- **Given problem**:
Reproduce every line in the listing that contains the word "with".

■ ■ ■ ■ ■ ■ ■

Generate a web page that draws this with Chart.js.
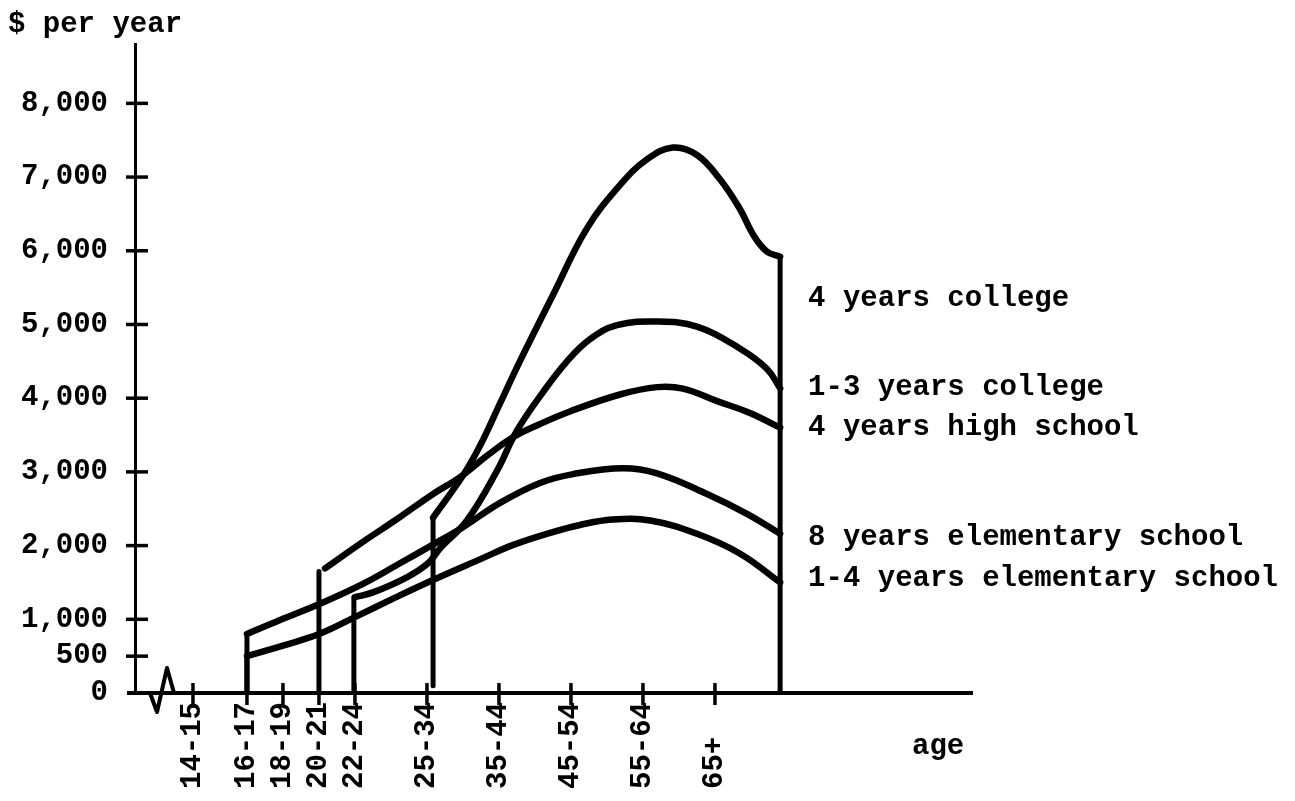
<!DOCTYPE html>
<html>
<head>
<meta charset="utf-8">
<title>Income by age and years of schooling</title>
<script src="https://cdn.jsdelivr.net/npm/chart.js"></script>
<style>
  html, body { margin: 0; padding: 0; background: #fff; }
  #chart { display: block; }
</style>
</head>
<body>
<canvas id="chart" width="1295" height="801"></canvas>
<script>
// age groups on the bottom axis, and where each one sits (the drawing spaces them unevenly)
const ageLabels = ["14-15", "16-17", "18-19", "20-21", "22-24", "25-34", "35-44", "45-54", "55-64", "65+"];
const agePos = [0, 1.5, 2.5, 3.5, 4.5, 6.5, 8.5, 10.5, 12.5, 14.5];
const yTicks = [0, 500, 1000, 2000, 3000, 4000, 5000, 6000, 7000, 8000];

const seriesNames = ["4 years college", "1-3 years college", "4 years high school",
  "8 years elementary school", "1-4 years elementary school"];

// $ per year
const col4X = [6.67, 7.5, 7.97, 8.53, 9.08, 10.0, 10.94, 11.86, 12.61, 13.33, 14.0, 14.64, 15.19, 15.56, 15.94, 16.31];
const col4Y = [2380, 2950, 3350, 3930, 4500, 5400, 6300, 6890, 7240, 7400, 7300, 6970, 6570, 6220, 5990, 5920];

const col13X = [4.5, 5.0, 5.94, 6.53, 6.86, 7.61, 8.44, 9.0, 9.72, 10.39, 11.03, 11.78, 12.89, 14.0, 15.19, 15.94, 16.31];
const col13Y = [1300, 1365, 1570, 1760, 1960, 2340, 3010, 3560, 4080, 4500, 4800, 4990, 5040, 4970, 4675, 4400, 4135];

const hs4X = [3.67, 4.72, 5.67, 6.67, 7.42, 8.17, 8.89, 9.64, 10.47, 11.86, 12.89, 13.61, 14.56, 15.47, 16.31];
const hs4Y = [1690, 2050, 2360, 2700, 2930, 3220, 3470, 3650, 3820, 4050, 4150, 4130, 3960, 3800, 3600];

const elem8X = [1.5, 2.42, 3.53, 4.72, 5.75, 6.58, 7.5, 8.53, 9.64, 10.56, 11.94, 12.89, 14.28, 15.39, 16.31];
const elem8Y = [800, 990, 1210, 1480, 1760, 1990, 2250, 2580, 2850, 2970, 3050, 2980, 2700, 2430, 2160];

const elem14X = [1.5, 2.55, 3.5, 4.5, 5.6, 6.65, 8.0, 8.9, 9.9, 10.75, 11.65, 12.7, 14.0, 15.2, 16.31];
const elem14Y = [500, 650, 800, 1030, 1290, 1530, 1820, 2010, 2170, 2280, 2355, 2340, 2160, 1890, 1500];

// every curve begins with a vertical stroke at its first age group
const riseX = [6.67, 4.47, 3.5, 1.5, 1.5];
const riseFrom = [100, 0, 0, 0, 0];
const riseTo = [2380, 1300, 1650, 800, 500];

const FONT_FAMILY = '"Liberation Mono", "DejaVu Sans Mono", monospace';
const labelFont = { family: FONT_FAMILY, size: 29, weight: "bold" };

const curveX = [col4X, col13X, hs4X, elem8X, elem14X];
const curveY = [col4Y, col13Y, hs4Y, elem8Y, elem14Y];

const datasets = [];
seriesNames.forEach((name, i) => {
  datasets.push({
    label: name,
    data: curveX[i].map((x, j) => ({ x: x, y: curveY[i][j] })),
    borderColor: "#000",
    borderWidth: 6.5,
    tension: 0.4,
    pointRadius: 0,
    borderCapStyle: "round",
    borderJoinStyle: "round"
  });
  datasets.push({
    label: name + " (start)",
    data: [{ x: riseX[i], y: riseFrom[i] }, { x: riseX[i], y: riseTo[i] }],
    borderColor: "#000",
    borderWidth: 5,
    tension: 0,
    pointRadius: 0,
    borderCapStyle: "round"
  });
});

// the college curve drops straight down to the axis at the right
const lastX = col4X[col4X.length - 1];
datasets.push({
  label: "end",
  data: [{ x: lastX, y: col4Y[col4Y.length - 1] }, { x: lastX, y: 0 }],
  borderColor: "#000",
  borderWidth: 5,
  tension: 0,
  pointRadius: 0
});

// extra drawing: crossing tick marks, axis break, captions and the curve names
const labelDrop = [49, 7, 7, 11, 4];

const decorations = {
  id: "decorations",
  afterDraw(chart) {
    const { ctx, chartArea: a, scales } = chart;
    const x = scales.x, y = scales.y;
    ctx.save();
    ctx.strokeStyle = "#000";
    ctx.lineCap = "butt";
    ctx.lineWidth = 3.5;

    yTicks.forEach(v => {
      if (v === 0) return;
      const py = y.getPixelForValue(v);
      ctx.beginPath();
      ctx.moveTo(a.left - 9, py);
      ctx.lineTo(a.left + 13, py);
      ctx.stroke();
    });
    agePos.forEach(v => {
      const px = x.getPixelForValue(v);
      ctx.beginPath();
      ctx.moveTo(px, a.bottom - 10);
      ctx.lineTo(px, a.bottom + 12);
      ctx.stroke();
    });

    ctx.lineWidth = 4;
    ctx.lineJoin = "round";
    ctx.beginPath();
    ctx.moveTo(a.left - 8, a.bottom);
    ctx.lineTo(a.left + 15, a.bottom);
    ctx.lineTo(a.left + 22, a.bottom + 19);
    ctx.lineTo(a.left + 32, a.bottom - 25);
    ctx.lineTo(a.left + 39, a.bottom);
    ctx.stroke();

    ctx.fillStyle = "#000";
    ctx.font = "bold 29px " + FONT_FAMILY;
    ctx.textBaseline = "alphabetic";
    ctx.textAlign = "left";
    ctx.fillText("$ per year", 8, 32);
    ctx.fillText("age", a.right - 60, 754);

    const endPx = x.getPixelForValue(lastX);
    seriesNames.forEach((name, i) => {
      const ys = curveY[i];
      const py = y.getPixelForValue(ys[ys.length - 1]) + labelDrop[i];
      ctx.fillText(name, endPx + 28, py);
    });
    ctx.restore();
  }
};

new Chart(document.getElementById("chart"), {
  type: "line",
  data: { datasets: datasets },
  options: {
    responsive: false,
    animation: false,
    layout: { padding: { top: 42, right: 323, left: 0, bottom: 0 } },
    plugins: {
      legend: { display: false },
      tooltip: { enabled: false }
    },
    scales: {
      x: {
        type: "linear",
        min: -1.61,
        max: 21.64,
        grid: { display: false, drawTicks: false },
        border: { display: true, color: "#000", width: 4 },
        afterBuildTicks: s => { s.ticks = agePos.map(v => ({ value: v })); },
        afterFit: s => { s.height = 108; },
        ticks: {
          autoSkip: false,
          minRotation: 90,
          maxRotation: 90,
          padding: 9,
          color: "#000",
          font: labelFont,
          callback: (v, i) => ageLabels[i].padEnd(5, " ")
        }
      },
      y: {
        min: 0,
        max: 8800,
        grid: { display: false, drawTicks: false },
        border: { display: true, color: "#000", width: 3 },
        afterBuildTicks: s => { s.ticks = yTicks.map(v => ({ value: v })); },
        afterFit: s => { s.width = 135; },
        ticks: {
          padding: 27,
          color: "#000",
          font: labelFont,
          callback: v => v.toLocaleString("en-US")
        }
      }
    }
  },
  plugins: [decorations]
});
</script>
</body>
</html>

■ ■ ■ ■ ■ ■ ■

- **In response**:
Generate a web page that draws this with Chart.js.
// every curve begins with a vertical stroke at its first age group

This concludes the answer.